ROWS:

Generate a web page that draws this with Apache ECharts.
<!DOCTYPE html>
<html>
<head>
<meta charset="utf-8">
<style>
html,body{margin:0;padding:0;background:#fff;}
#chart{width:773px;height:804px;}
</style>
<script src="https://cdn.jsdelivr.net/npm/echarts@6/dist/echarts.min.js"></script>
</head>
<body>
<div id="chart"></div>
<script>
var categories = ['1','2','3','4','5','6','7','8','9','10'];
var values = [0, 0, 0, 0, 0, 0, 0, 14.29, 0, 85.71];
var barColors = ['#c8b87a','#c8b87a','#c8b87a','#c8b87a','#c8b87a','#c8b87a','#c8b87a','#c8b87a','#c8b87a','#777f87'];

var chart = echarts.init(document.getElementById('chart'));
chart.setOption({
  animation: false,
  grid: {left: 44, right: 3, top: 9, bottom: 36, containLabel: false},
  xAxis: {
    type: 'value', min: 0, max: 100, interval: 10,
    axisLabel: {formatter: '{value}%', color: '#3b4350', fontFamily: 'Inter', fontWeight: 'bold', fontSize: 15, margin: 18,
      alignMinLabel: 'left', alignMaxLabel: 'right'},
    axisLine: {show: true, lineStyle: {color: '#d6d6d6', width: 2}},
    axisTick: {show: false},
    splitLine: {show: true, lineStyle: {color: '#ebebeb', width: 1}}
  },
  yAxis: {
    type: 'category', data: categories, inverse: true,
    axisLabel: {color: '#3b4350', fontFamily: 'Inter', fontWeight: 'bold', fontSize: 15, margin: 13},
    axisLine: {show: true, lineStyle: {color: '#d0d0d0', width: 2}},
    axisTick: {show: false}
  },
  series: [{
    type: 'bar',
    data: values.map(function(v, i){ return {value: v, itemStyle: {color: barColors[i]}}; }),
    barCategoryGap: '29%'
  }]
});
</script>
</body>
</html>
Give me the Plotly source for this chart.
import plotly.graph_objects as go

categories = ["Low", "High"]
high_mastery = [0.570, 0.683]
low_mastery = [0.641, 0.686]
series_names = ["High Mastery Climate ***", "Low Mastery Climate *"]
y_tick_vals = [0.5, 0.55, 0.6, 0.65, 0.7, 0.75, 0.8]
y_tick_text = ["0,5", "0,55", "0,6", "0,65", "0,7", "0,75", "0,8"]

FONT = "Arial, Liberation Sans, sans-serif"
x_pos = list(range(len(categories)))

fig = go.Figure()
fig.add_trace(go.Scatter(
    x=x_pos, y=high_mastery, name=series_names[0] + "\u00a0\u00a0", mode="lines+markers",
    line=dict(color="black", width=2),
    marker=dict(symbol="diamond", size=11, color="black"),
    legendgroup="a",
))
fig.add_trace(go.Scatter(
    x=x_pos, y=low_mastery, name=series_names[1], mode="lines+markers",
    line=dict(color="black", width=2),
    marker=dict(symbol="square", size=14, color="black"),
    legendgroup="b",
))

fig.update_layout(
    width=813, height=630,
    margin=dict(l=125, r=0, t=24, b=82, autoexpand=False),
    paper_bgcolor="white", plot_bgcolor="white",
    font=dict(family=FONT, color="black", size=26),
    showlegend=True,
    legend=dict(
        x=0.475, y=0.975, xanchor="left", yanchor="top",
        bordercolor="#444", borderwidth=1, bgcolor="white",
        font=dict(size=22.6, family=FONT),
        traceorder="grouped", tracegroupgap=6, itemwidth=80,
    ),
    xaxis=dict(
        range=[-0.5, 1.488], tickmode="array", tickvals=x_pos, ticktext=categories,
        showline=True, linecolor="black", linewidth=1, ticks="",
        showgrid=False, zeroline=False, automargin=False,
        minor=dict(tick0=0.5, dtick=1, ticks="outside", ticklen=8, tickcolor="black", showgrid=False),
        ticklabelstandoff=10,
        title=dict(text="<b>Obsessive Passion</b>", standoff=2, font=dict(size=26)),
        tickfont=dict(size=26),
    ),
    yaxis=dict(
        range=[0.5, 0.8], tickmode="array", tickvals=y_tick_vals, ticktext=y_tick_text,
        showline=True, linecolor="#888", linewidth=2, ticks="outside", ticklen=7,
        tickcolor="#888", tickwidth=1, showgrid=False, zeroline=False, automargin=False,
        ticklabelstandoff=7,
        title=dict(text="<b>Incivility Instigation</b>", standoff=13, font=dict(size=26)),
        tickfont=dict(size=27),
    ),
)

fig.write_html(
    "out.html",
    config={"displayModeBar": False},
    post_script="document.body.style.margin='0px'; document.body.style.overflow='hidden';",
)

THE PROBLEM:
Above are some records; extract every one of them exactly.

WRITTEN REPLY:
Generate a web page that draws this with Apache ECharts.
<!DOCTYPE html>
<html>
<head>
<meta charset="utf-8">
<style>
html,body{margin:0;padding:0;background:#fff;}
#chart{width:773px;height:804px;}
</style>
<script src="https://cdn.jsdelivr.net/npm/echarts@6/dist/echarts.min.js"></script>
</head>
<body>
<div id="chart"></div>
<script>
var categories = ['1','2','3','4','5','6','7','8','9','10'];
var values = [0, 0, 0, 0, 0, 0, 0, 14.29, 0, 85.71];
var barColors = ['#c8b87a','#c8b87a','#c8b87a','#c8b87a','#c8b87a','#c8b87a','#c8b87a','#c8b87a','#c8b87a','#777f87'];

var chart = echarts.init(document.getElementById('chart'));
chart.setOption({
  animation: false,
  grid: {left: 44, right: 3, top: 9, bottom: 36, containLabel: false},
  xAxis: {
    type: 'value', min: 0, max: 100, interval: 10,
    axisLabel: {formatter: '{value}%', color: '#3b4350', fontFamily: 'Inter', fontWeight: 'bold', fontSize: 15, margin: 18,
      alignMinLabel: 'left', alignMaxLabel: 'right'},
    axisLine: {show: true, lineStyle: {color: '#d6d6d6', width: 2}},
    axisTick: {show: false},
    splitLine: {show: true, lineStyle: {color: '#ebebeb', width: 1}}
  },
  yAxis: {
    type: 'category', data: categories, inverse: true,
    axisLabel: {color: '#3b4350', fontFamily: 'Inter', fontWeight: 'bold', fontSize: 15, margin: 13},
    axisLine: {show: true, lineStyle: {color: '#d0d0d0', width: 2}},
    axisTick: {show: false}
  },
  series: [{
    type: 'bar',
    data: values.map(function(v, i){ return {value: v, itemStyle: {color: barColors[i]}}; }),
    barCategoryGap: '29%'
  }]
});
</script>
</body>
</html>
Give me the Plotly source for this chart.
import plotly.graph_objects as go

categories = ["Low", "High"]
high_mastery = [0.570, 0.683]
low_mastery = [0.641, 0.686]
series_names = ["High Mastery Climate ***", "Low Mastery Climate *"]
y_tick_vals = [0.5, 0.55, 0.6, 0.65, 0.7, 0.75, 0.8]
y_tick_text = ["0,5", "0,55", "0,6", "0,65", "0,7", "0,75", "0,8"]

FONT = "Arial, Liberation Sans, sans-serif"
x_pos = list(range(len(categories)))

fig = go.Figure()
fig.add_trace(go.Scatter(
    x=x_pos, y=high_mastery, name=series_names[0] + "\u00a0\u00a0", mode="lines+markers",
    line=dict(color="black", width=2),
    marker=dict(symbol="diamond", size=11, color="black"),
    legendgroup="a",
))
fig.add_trace(go.Scatter(
    x=x_pos, y=low_mastery, name=series_names[1], mode="lines+markers",
    line=dict(color="black", width=2),
    marker=dict(symbol="square", size=14, color="black"),
    legendgroup="b",
))

fig.update_layout(
    width=813, height=630,
    margin=dict(l=125, r=0, t=24, b=82, autoexpand=False),
    paper_bgcolor="white", plot_bgcolor="white",
    font=dict(family=FONT, color="black", size=26),
    showlegend=True,
    legend=dict(
        x=0.475, y=0.975, xanchor="left", yanchor="top",
        bordercolor="#444", borderwidth=1, bgcolor="white",
        font=dict(size=22.6, family=FONT),
        traceorder="grouped", tracegroupgap=6, itemwidth=80,
    ),
    xaxis=dict(
        range=[-0.5, 1.488], tickmode="array", tickvals=x_pos, ticktext=categories,
        showline=True, linecolor="black", linewidth=1, ticks="",
        showgrid=False, zeroline=False, automargin=False,
        minor=dict(tick0=0.5, dtick=1, ticks="outside", ticklen=8, tickcolor="black", showgrid=False),
        ticklabelstandoff=10,
        title=dict(text="<b>Obsessive Passion</b>", standoff=2, font=dict(size=26)),
        tickfont=dict(size=26),
    ),
    yaxis=dict(
        range=[0.5, 0.8], tickmode="array", tickvals=y_tick_vals, ticktext=y_tick_text,
        showline=True, linecolor="#888", linewidth=2, ticks="outside", ticklen=7,
        tickcolor="#888", tickwidth=1, showgrid=False, zeroline=False, automargin=False,
        ticklabelstandoff=7,
        title=dict(text="<b>Incivility Instigation</b>", standoff=13, font=dict(size=26)),
        tickfont=dict(size=27),
    ),
)

fig.write_html(
    "out.html",
    config={"displayModeBar": False},
    post_script="document.body.style.margin='0px'; document.body.style.overflow='hidden';",
)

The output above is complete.